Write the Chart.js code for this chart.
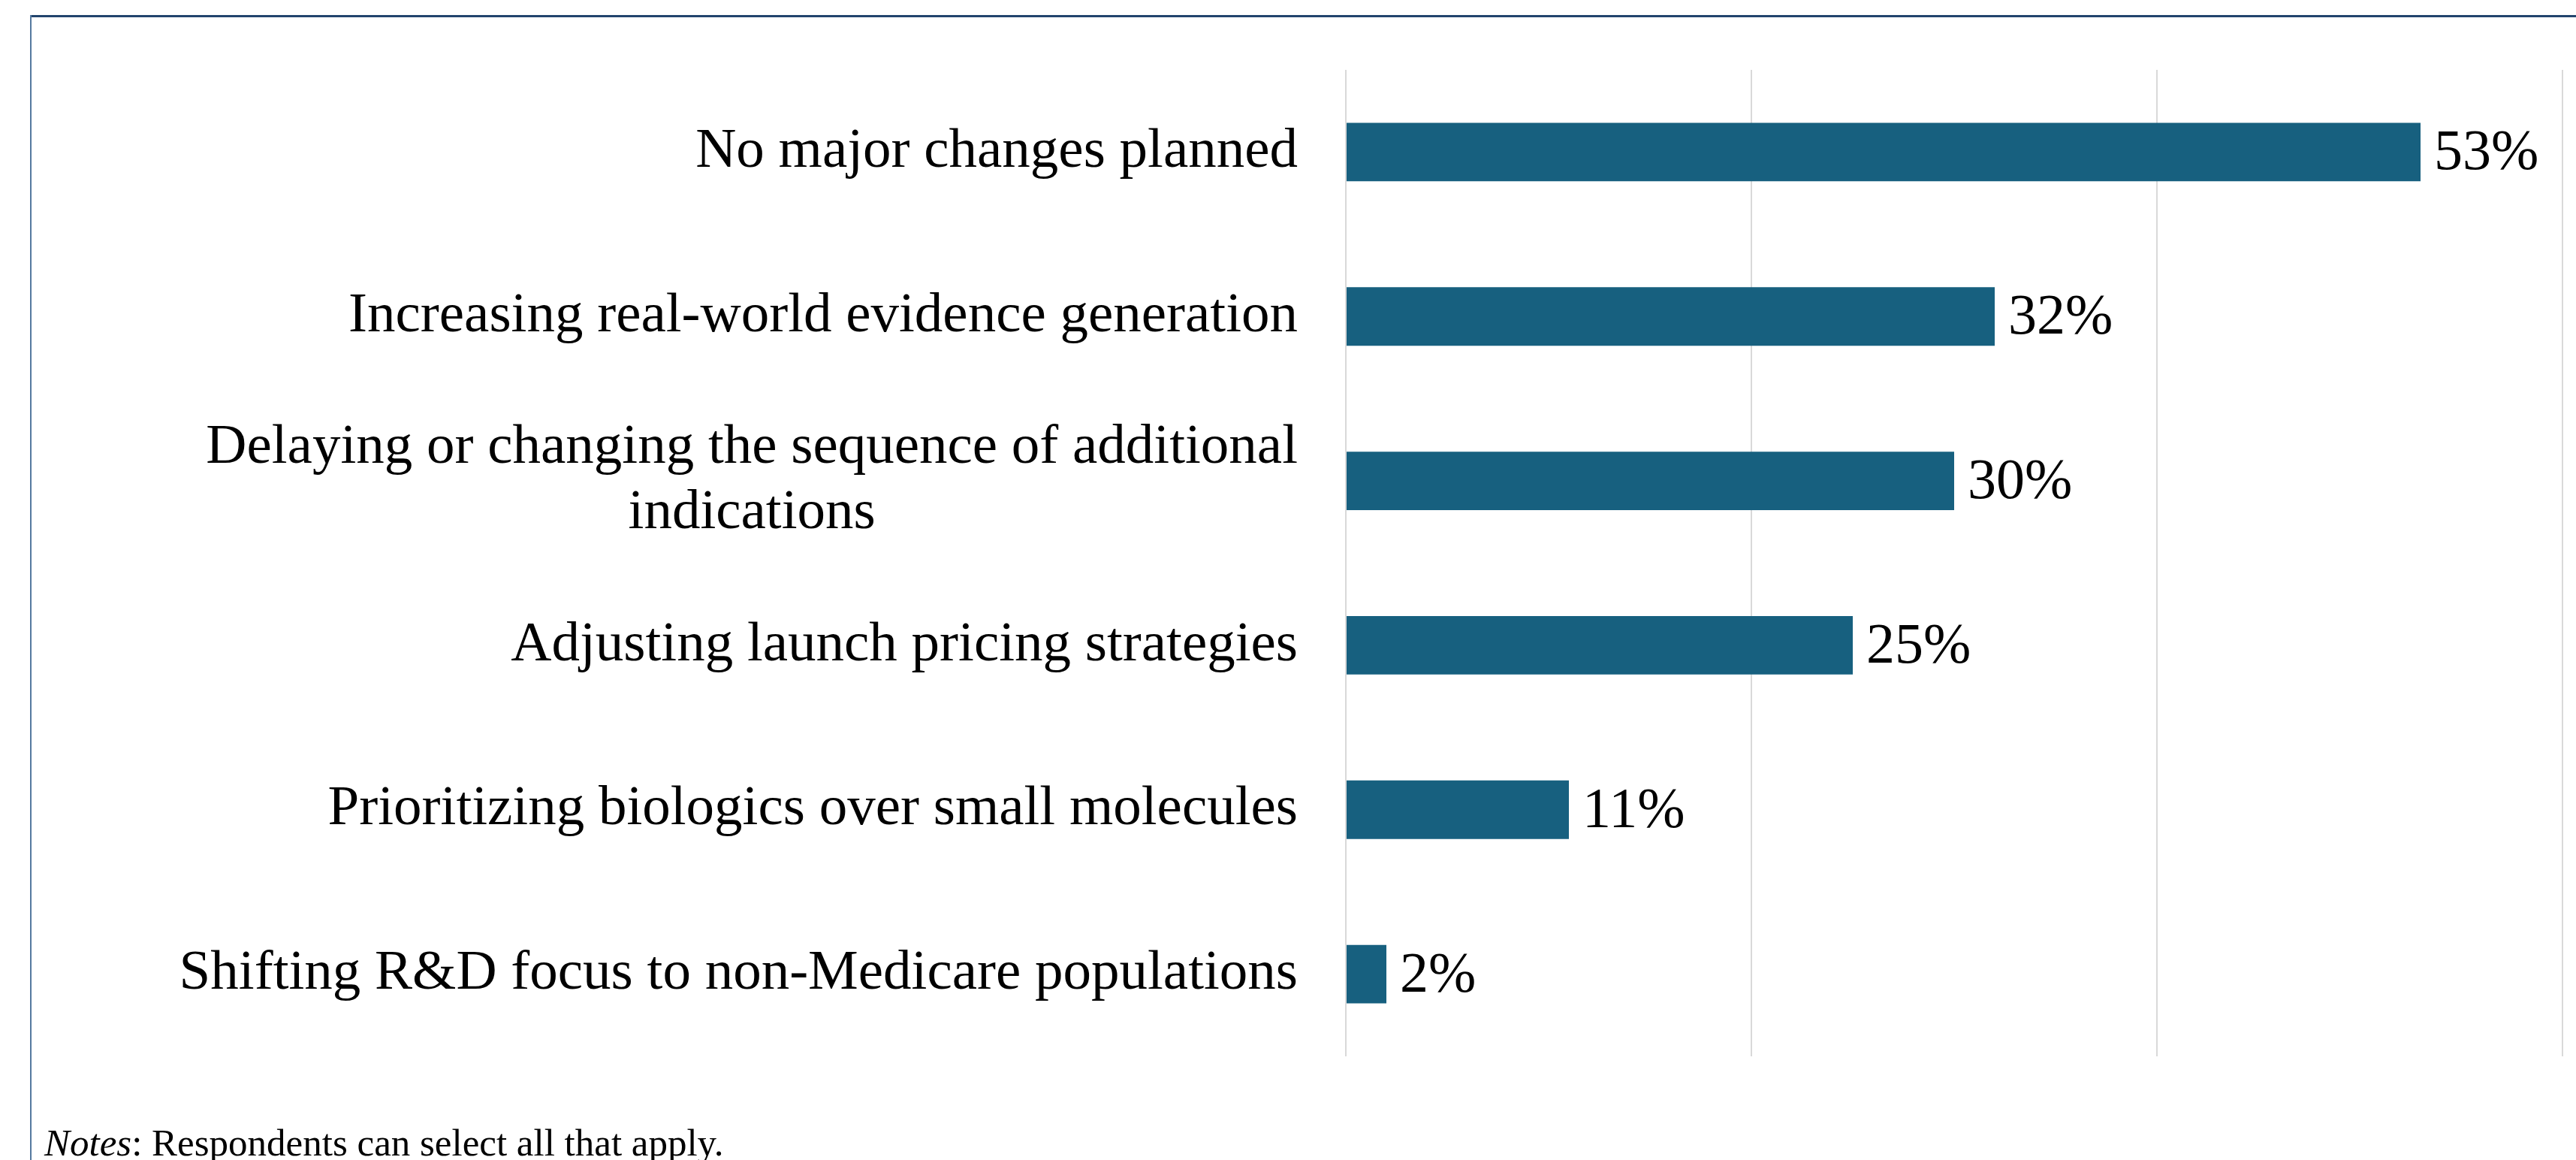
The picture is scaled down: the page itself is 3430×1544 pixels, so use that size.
<!DOCTYPE html>
<html>
<head>
<meta charset="utf-8">
<script src="https://cdn.jsdelivr.net/npm/chart.js@4/dist/chart.umd.min.js"></script>
<style>
  html, body { margin: 0; padding: 0; background: #ffffff; }
  body { width: 3430px; height: 1544px; position: relative; overflow: hidden; }
  #box-top { position: absolute; left: 40px; right: 0; top: 20px; height: 3px; background: #22446d; }
  #box-left { position: absolute; left: 40px; top: 20px; bottom: 0; width: 2px; background: #55799f; }
  #chart { position: absolute; left: 0; top: 0; }
  #notes {
    position: absolute; left: 59px; top: 1492px;
    font-family: "Liberation Serif", "Times New Roman", serif;
    font-size: 51px; color: #000; white-space: nowrap;
  }
</style>
</head>
<body>
<div id="box-top"></div>
<div id="box-left"></div>
<canvas id="chart" width="3430" height="1544"></canvas>
<div id="notes"><i>Notes</i>: Respondents can select all that apply.</div>
<script>
// share of respondents per planned change (percent)
const categories = [
    ['No major changes planned'],
    ['Increasing real-world evidence generation'],
    ['Delaying or changing the sequence of additional', 'indications'],
    ['Adjusting launch pricing strategies'],
    ['Prioritizing biologics over small molecules'],
    ['Shifting R&D focus to non-Medicare populations']
];
const shares = [53, 32, 30, 25, 11, 2];
const axisTicks = [0, 20, 40, 60];

const labelFont = '75px "Liberation Serif", "Times New Roman", serif';
const valueFont = '76px "Liberation Serif", "Times New Roman", serif';

// category names to the left of the plot, multi-line ones centred on each other
const categoryLabels = {
    id: 'categoryLabels',
    afterDraw(chart) {
        const ctx = chart.ctx;
        const yScale = chart.scales.y;
        const right = chart.chartArea.left - 64;
        const lineHeight = 87;
        ctx.save();
        ctx.font = labelFont;
        ctx.fillStyle = '#000000';
        ctx.textAlign = 'center';
        ctx.textBaseline = 'middle';
        categories.forEach(function (lines, i) {
            const mid = yScale.getPixelForValue(i);
            const blockWidth = Math.max.apply(null, lines.map(l => ctx.measureText(l).width));
            const cx = right - blockWidth / 2;
            lines.forEach(function (line, j) {
                const y = mid + (j - (lines.length - 1) / 2) * lineHeight;
                ctx.fillText(line, cx, y);
            });
        });
        ctx.restore();
    }
};

// percentage printed just past the end of each bar
const valueLabels = {
    id: 'valueLabels',
    afterDatasetsDraw(chart) {
        const ctx = chart.ctx;
        const meta = chart.getDatasetMeta(0);
        ctx.save();
        ctx.font = valueFont;
        ctx.fillStyle = '#000000';
        ctx.textAlign = 'left';
        ctx.textBaseline = 'middle';
        meta.data.forEach(function (bar, i) {
            ctx.fillText(shares[i] + '%', bar.x + 18, bar.y + 3);
        });
        ctx.restore();
    }
};

const ctx = document.getElementById('chart').getContext('2d');
new Chart(ctx, {
    type: 'bar',
    data: {
        labels: categories.map(c => c.join(' ')),
        datasets: [{
            data: shares,
            backgroundColor: '#17607f',
            borderWidth: 0,
            categoryPercentage: 1,
            barPercentage: 0.356
        }]
    },
    options: {
        indexAxis: 'y',
        responsive: false,
        animation: false,
        layout: {
            padding: { left: 1792, right: 18, top: 93, bottom: 138 }
        },
        plugins: {
            legend: { display: false },
            tooltip: { enabled: false }
        },
        scales: {
            x: {
                min: axisTicks[0],
                max: axisTicks[axisTicks.length - 1],
                afterBuildTicks: function (scale) {
                    scale.ticks = axisTicks.map(v => ({ value: v }));
                },
                afterFit: function (scale) { scale.height = 0; },
                ticks: { display: false },
                border: { display: false },
                grid: { color: '#d9d9d9', lineWidth: 2, drawTicks: false }
            },
            y: {
                display: false
            }
        }
    },
    plugins: [categoryLabels, valueLabels]
});
</script>
</body>
</html>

* PROBLEM REQUIREMENTS:
Report each line of the material above where the word "size" appears.

* SOLUTION:
The picture is scaled down: the page itself is 3430×1544 pixels, so use that size.
    font-size: 51px; color: #000; white-space: nowrap;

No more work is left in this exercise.